Clairo mantém composições introspectivas, mas aposta em instrumentais criativos
Em Charm, a artista não fugiu de letras sobre amor e ansiedades — temas comuns em seus outros álbuns — porém, é nítido o amadurecimento de Claire como letrista. Os instrumentais são, definitivamente, os mais interessantes da carreira e despertam uma grande expectativa para seus próximos projetos.
O álbum abre com “Nomad”, uma faixa guiada por um lindo dedilhado que evoca influências folk, como Joni Mitchell. A letra explora o medo da conexão humana, com Clairo confessando que, em alguns momentos, prefere o isolamento ao risco de se machucar emocionalmente.
Na sequência, “Sexy To Someone”, impulsionada por batidas de bateria animadas e toques sutis de sintetizador, se destaca por explorar de forma inteligente e divertida o desejo visceral de ser atraente aos olhos de outra pessoa.
Com um trecho de clarinete à la Paul McCartney, “Second Nature” sugere que o eu-lírico sempre soube que estava destinado a ficar com alguém, como se fosse um instinto — uma “segunda natureza”, como o próprio título sugere. Oscilando entre medo e paixão, a próxima faixa, “Slow Dance”, aborda a dificuldade de lidar com a incerteza em um relacionamento, o medo da perda e a confusão que surge quando o amor parece desvanecer.
Em “Thank You”, Cottril canta sobre relacionamentos complexos e admite deixar o orgulho subir à cabeça. A melodia do refrão é encabeçada por um maravilhoso piano percussivo, que remete às músicas de Carole King. Com letras em segundo plano, “Terrapin” foca em uma sonoridade de jazz sofisticada.

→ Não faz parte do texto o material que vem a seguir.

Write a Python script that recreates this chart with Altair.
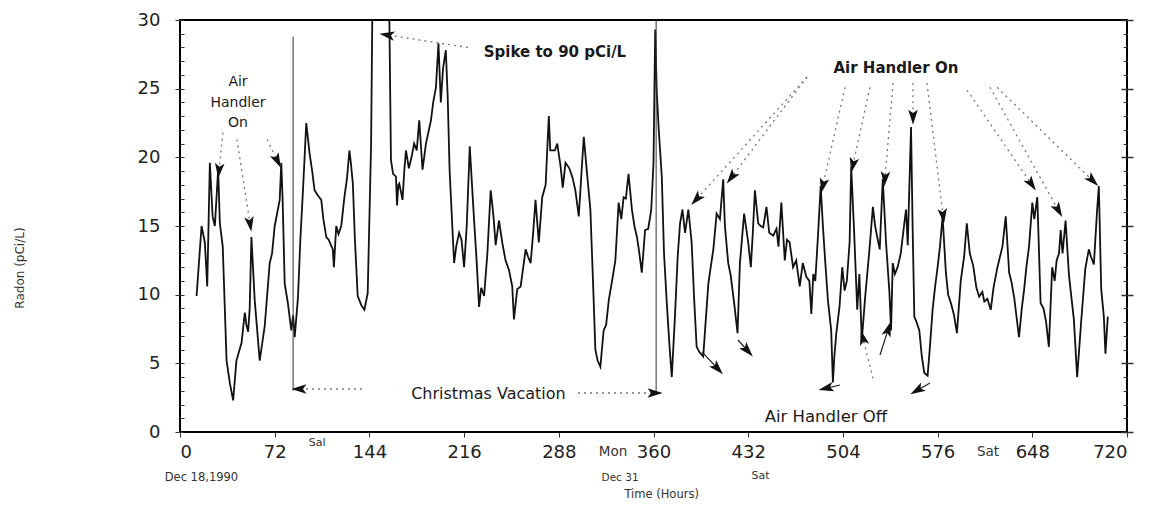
import math
import altair as alt
import pandas as pd

# ---- radon trace (hours since Dec 18, 1990 ; pCi/L) ----
hours = [12.6, 16.4, 18.9, 20.7, 22.7, 24.8, 26.5, 29.0, 30.3, 32.5, 35.4, 38.0, 40.4, 42.9,
         46.8, 49.3, 50.5, 51.8, 53.0, 54.3, 56.8, 60.6, 64.4, 68.2, 70.0, 72.0, 75.8, 77.0,
         78.0, 79.6, 82.0, 84.6, 86.0, 87.2, 89.7, 91.5, 93.5, 96.0, 98.5, 100.5, 102.3, 105.0,
         107.4, 109.0, 111.2, 113.0, 116.2, 117.0, 118.8, 120.5, 122.6, 125.0, 127.0, 128.8,
         130.0, 131.4, 133.0, 135.1, 138.0, 140.2, 142.7, 145.3, 152.0, 160.4, 162.0, 164.2,
         165.0, 166.0, 166.7, 169.2, 170.5, 171.8, 174.0, 176.0, 178.0, 180.0, 181.9, 184.4,
         187.0, 190.8, 192.5, 194.6, 196.5, 198.3, 200.0, 202.1, 203.5, 205.0, 208.4, 210.0,
         212.2, 214.0, 216.0, 218.0, 220.3, 223.6, 225.5, 227.4, 229.0, 231.2, 233.7, 236.2,
         237.5, 238.5, 240.0, 242.5, 245.0, 247.5, 250.1, 252.6, 253.9, 256.4, 259.0, 262.8,
         264.5, 266.6, 268.5, 270.3, 272.8, 275.4, 278.0, 280.4, 281.5, 283.0, 285.0, 286.8,
         289.3, 291.0, 293.1, 296.0, 298.5, 300.6, 303.2, 305.0, 307.0, 309.5, 312.0, 314.0,
         315.8, 317.5, 319.6, 322.1, 324.0, 326.0, 328.5, 331.0, 333.5, 335.5, 337.3, 339.0,
         341.0, 343.6, 345.5, 347.4, 349.0, 351.1, 353.6, 356.0, 358.3, 360.0, 361.3, 362.5,
         364.0, 366.3, 368.0, 370.1, 372.0, 373.9, 376.4, 378.4, 380.2, 382.0, 384.0, 386.5,
         389.0, 391.0, 392.8, 395.0, 397.8, 399.2, 401.7, 403.5, 405.5, 408.0, 410.5, 413.0,
         414.3, 416.8, 418.7, 421.3, 423.9, 425.7, 428.9, 432.0, 434.0, 435.5, 437.1, 439.6,
         441.5, 443.4, 445.9, 448.0, 451.0, 453.5, 455.0, 457.2, 459.8, 461.5, 463.5, 466.1,
         468.5, 471.2, 473.5, 476.2, 478.5, 480.0, 481.5, 483.0, 485.0, 487.1, 488.8, 490.5,
         492.6, 495.1, 496.4, 497.5, 499.0, 501.5, 503.5, 505.3, 507.0, 509.1, 510.3, 512.4,
         514.9, 516.5, 518.4, 520.9, 524.2, 526.8, 528.5, 530.1, 532.0, 534.3, 536.8, 539.4,
         540.6, 541.9, 543.5, 545.6, 548.0, 550.7, 552.0, 553.3, 555.8, 557.0, 558.3, 560.0,
         562.1, 564.0, 565.9, 568.4, 570.0, 572.2, 574.0, 576.0, 577.8, 579.8, 582.3, 584.0,
         586.1, 588.5, 590.7, 593.6, 596.2, 598.2, 600.5, 603.1, 605.5, 607.6, 610.0, 611.5,
         613.9, 616.4, 618.5, 621.5, 625.3, 627.8, 630.4, 632.0, 634.2, 637.9, 640.0, 641.7,
         643.5, 645.5, 648.0, 649.5, 651.8, 654.3, 656.5, 658.5, 660.6, 663.1, 665.0, 666.5,
         668.3, 669.6, 671.0, 673.3, 675.9, 677.5, 679.6, 682.1, 685.2, 688.3, 691.0, 692.5,
         694.8, 697.3, 698.6, 700.4, 702.4, 703.6, 705.4]
radon = [9.9, 15.0, 13.8, 10.6, 19.6, 15.7, 15.0, 19.1, 15.2, 13.5, 5.2, 3.5, 2.3, 5.2,
         6.5, 8.7, 7.8, 7.3, 9.0, 14.2, 9.6, 5.2, 7.7, 12.3, 13.0, 15.0, 16.9, 19.6,
         17.0, 10.8, 9.4, 7.4, 8.5, 6.9, 9.8, 14.0, 17.6, 22.5, 20.3, 19.0, 17.6, 17.2,
         16.9, 15.5, 14.2, 14.0, 13.3, 12.0, 15.0, 14.4, 15.0, 17.1, 18.5, 20.5,
         19.5, 18.1, 14.0, 9.9, 9.2, 8.9, 10.1, 21.0, 90.0, 19.8, 18.8, 18.6,
         16.5, 18.0, 18.1, 16.9, 19.0, 20.5, 19.2, 20.0, 21.0, 20.5, 22.7, 19.1,
         21.0, 22.7, 24.0, 25.1, 28.3, 24.0, 26.5, 27.8, 24.5, 19.0, 12.3, 13.5,
         14.5, 14.0, 12.0, 15.0, 20.8, 15.4, 12.5, 9.1, 10.5, 9.9, 13.0, 17.6,
         16.5, 15.5, 13.6, 15.4, 13.8, 12.5, 11.8, 10.6, 8.2, 10.4, 10.6, 13.3,
         12.8, 12.3, 14.5, 16.9, 13.8, 17.1, 18.0, 23.0, 20.5, 20.5, 20.5, 21.0,
         19.4, 17.8, 19.6, 19.2, 18.5, 17.6, 15.7, 18.5, 21.5, 18.8, 16.2, 11.0,
         6.0, 5.2, 4.75, 7.4, 7.8, 9.6, 11.0, 12.5, 16.7, 15.5, 17.1, 17.0,
         18.8, 16.2, 15.0, 14.2, 13.2, 11.6, 14.7, 14.8, 16.2, 19.6, 29.3, 24.7,
         22.0, 18.6, 13.0, 9.4, 6.5, 4.0, 8.6, 12.8, 15.2, 16.2, 14.5, 16.2,
         13.8, 9.5, 6.2, 5.8, 5.5, 7.4, 10.8, 12.0, 13.3, 15.9, 15.5, 18.4,
         15.0, 12.3, 11.4, 9.4, 7.2, 12.3, 15.9, 13.8, 12.0, 14.5, 17.6, 15.2,
         15.0, 14.9, 16.4, 14.5, 14.3, 14.8, 13.5, 16.7, 12.5, 14.0, 13.8, 12.0,
         12.5, 10.6, 12.3, 11.3, 11.0, 8.6, 11.5, 11.0, 14.2, 17.9, 15.0, 12.5,
         9.6, 7.4, 3.6, 5.5, 7.2, 9.2, 12.0, 10.3, 11.0, 13.8, 19.3, 14.9,
         8.9, 11.5, 6.7, 9.8, 13.3, 16.4, 15.0, 14.2, 13.3, 18.4, 13.8, 10.1,
         7.4, 12.3, 11.5, 12.0, 13.0, 15.2, 16.2, 13.6, 22.2, 15.0, 8.4, 8.0,
         7.4, 5.5, 4.3, 4.1, 6.0, 8.9, 10.5, 12.0, 13.5, 15.7, 11.6, 10.0,
         9.4, 8.5, 7.2, 11.0, 12.8, 15.2, 13.0, 12.1, 10.5, 9.85, 10.2, 9.5,
         9.7, 8.9, 10.5, 12.0, 13.5, 15.7, 11.6, 11.0, 9.8, 6.9, 9.0, 10.3,
         12.0, 13.5, 16.7, 15.5, 17.1, 9.4, 9.0, 8.0, 6.2, 12.0, 11.0, 12.5,
         13.0, 14.7, 13.0, 15.4, 11.4, 10.0, 8.2, 4.0, 8.1, 11.9, 13.3, 12.8,
         12.2, 16.2, 17.9, 10.4, 8.4, 5.7, 8.4]

x_ticks = [0, 72, 144, 216, 288, 360, 432, 504, 576, 648, 720]
y_ticks = [0, 5, 10, 15, 20, 25, 30]
y_minor = list(range(0, 31))

# Christmas-vacation boundary markers
vac_h = [86.0, 362.0]
vac_lo = [3.0, 3.0]
vac_hi = [28.8, 31.0]

# dotted annotation arrows (tail -> head), data coordinates
dot_tail_h = [32.7, 43.3, 66.2, 218.9, 138.4, 302.6, 476.7, 476.7, 505.6, 524.6, 542.1,
              557.3, 567.9, 598.4, 615.8, 621.2, 526.9]
dot_tail_v = [21.8, 21.3, 21.3, 28.0, 3.13, 2.84, 25.85, 25.85, 25.1, 25.1, 25.4,
              25.4, 25.4, 24.9, 25.1, 25.1, 3.9]
dot_head_h = [29.7, 53.2, 73.8, 158.1, 91.2, 360.4, 393.1, 419.7, 488.9, 511.7, 536.0,
              557.3, 580.1, 647.0, 667.5, 693.4, 519.3]
dot_head_v = [19.1, 15.2, 19.8, 28.9, 3.13, 2.84, 17.0, 18.6, 18.0, 19.5, 18.5,
              23.0, 15.8, 18.1, 16.2, 18.35, 6.8]
# short solid arrows ("Air Handler Off")
sol_tail_h = [396.9, 424.2, 501.8, 532.2, 570.2]
sol_tail_v = [5.83, 6.7, 3.42, 5.61, 3.57]
sol_head_h = [408.3, 431.1, 491.9, 538.3, 561.0]
sol_head_v = [4.66, 5.97, 3.2, 7.43, 3.06]

# text annotations inside the plot
in_text = ["Air", "Handler", "On", "Spike to 90 pCi/L", "Air Handler On",
           "Christmas Vacation", "Air Handler Off"]
in_h = [44.1, 44.1, 44.1, 285.1, 544.3, 234.5, 491.1]
in_v = [25.5, 23.96, 22.5, 27.67, 26.48, 2.77, 1.12]
in_size = [14, 14, 14, 15, 15, 16, 16.5]
in_weight = ["normal", "normal", "normal", "bold", "bold", "normal", "normal"]

# texts below the axis
out_text = ["Sal", "Mon", "Sat", "Dec 31", "Sat", "Dec 18,1990", "Time  (Hours)"]
out_h = [104.2, 329.2, 614.3, 334.6, 441.3, 16.3, 366.2]
out_v = [-0.8, -1.46, -1.46, -3.35, -3.2, -3.35, -4.62]
out_size = [11, 13.5, 13.5, 10.5, 11, 11.5, 11.5]

W, H = 947, 412
XMAX, YMAX = 720.0, 30.0
KX, KY = W / XMAX, H / YMAX
FONT = "DejaVu Sans"

xs = alt.Scale(domain=[0, XMAX], nice=False, zero=False)
ys = alt.Scale(domain=[0, YMAX], nice=False, zero=False)

X_AXIS = alt.Axis(values=x_ticks, tickSize=5, labelPadding=6, domain=False, grid=False,
                  labelFontSize=18, labelColor="#222", tickColor="#333", labelFont=FONT,
                  title=None)


def X(f):
    return alt.X(f, type="quantitative", scale=xs, axis=X_AXIS, title=None)


def Y(f):
    return alt.Y(f, type="quantitative", scale=ys, axis=None)


def arrow_df(th, tv, hh, hv):
    ang = []
    for a, b, c, d in zip(th, tv, hh, hv):
        t = math.degrees(math.atan2((c - a) * KX, (d - b) * KY)) % 360
        ang.append(t)
    return pd.DataFrame({"th": th, "tv": tv, "hh": hh, "hv": hv, "ang": ang})


line_df = pd.DataFrame({"h": hours, "r": radon})
line = alt.Chart(line_df).mark_line(color="#111", strokeWidth=1.8, clip=True).encode(
    x=X("h"),
    y=alt.Y("r:Q", scale=ys, title=None,
            axis=alt.Axis(values=y_ticks, tickSize=5, labelPadding=15, domain=False,
                          grid=False, labelFontSize=18, labelColor="#222", tickColor="#333",
                          labelFont=FONT)),
)

vac_df = pd.DataFrame({"h": vac_h, "lo": vac_lo, "hi": vac_hi})
vac = alt.Chart(vac_df).mark_rule(color="#333", strokeWidth=1, clip=True).encode(
    x=X("h"), y=Y("lo"), y2="hi")

dot_df = arrow_df(dot_tail_h, dot_tail_v, dot_head_h, dot_head_v)
sol_df = arrow_df(sol_tail_h, sol_tail_v, sol_head_h, sol_head_v)

dot_rules = alt.Chart(dot_df).mark_rule(color="#777", strokeWidth=1.3, strokeDash=[2, 4]).encode(
    x=X("th"), y=Y("tv"), x2="hh", y2="hv")
sol_rules = alt.Chart(sol_df).mark_rule(color="#222", strokeWidth=1.2).encode(
    x=X("th"), y=Y("tv"), x2="hh", y2="hv")

ARROW = "M0,-1L0.55,0.75L0,0.35L-0.55,0.75Z"
heads = alt.Chart(pd.concat([dot_df, sol_df], ignore_index=True)).mark_point(
    shape=ARROW, filled=True, color="#111", size=300, opacity=1).encode(
    x=X("hh"), y=Y("hv"), angle=alt.Angle("ang:Q", scale=None))

in_df = pd.DataFrame({"t": in_text, "h": in_h, "v": in_v, "s": in_size, "w": in_weight})
texts_in = []
for s in sorted(set(in_size)):
    for w in ["normal", "bold"]:
        sub = in_df[(in_df.s == s) & (in_df.w == w)]
        if len(sub):
            texts_in.append(alt.Chart(sub).mark_text(
                font=FONT, fontSize=s, fontWeight=w, color="#1a1a1a", align="center",
                baseline="middle").encode(x=X("h"), y=Y("v"), text="t:N"))

out_df = pd.DataFrame({"t": out_text, "h": out_h, "v": out_v, "s": out_size})
texts_out = []
for s in sorted(set(out_size)):
    sub = out_df[out_df.s == s]
    texts_out.append(alt.Chart(sub).mark_text(
        font=FONT, fontSize=s, color="#333", align="center", baseline="middle").encode(
        x=X("h"), y=Y("v"), text="t:N"))

ytitle = alt.Chart(pd.DataFrame({"t": ["Radon  (pCi/L)"], "h": [-121.6], "v": [11.94]})).mark_text(
    font=FONT, fontSize=12, color="#333", angle=270, align="center", baseline="middle").encode(
    x=X("h"), y=Y("v"), text="t:N")


def tick_layer(orient, values, size, offset, width):
    return alt.Chart(pd.DataFrame({"v": values, "h": [0.0] * len(values)})).mark_point(
        opacity=0).encode(
        x=X("h"),
        y=alt.Y("v:Q", scale=ys, title=None,
                axis=alt.Axis(orient=orient, values=values, labels=False, tickSize=size,
                              offset=offset, domain=False, grid=False, tickColor="#333",
                              tickWidth=width)))


right_major = tick_layer("right", y_ticks, 12, -6, 1.5)
left_minor = tick_layer("left", y_minor, 4, -4, 1)
right_minor = tick_layer("right", y_minor, 4, -4, 1)

chart = alt.layer(line, vac, dot_rules, sol_rules, heads, *texts_in, *texts_out, ytitle,
                  right_major, left_minor, right_minor).resolve_scale(y="independent").properties(
    width=W, height=H,
    autosize=alt.AutoSizeParams(type="none"),
    padding={"left": 172, "top": 12, "right": 12, "bottom": 72},
    background="white",
).configure_view(stroke="black", strokeWidth=2)

chart.save("out.html", embed_options={"renderer": "svg", "actions": False})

“Juna” é um dos grandes momentos do álbum e encapsula toda a sua essência. A letra aborda intimidade e vulnerabilidade em um relacionamento e, apesar de a sonoridade lembrar a da faixa anterior, ela se destaca pelo acentuado toque psicodélico e uma transição impecável de um “trompete bucal” para o instrumento verdadeiro.
“Add Up My Love” tem o refrão mais reconhecível do álbum, e, talvez por ele ser o ponto focal da música, faz com que a composição remeta às letras de Immunity, disco de estreia da artista. Já “Echo” foge totalmente do familiar. Com letra sobre um relacionamento estagnado, a track tem sonoridade sombria, melancólica e extremamente psicodélica — que facilmente poderia estar em The Piper At The Gates Of Dawn, do Pink Floyd.
“Glory Of The Snow” é uma boa faixa, mas a menos memorável do disco. Por fim, em “Pier 4”, o eu lírico narra, com vocais leves que flutuam sobre os riffs de guitarra, um vazio interno que ninguém consegue preencher. A vulnerabilidade da composição é o desfecho perfeito para um álbum que revisita diferentes estágios de um relacionamento que não deu certo.
Clairo parece entender cada vez mais os seus sentimentos e mostra que sabe expressá-los com maestria. Com auxílio da mágica co-produção de Leon Michels, mostrou um nível de sofisticação musical que parece quase impossível para alguém de sua idade.
A cantora deixou, definitivamente, o conforto das quatro paredes de seu quarto e agora está pronta para explorar novos horizontes musicais, abraçando uma maturidade artística que vai muito além do estilo que a consagrou.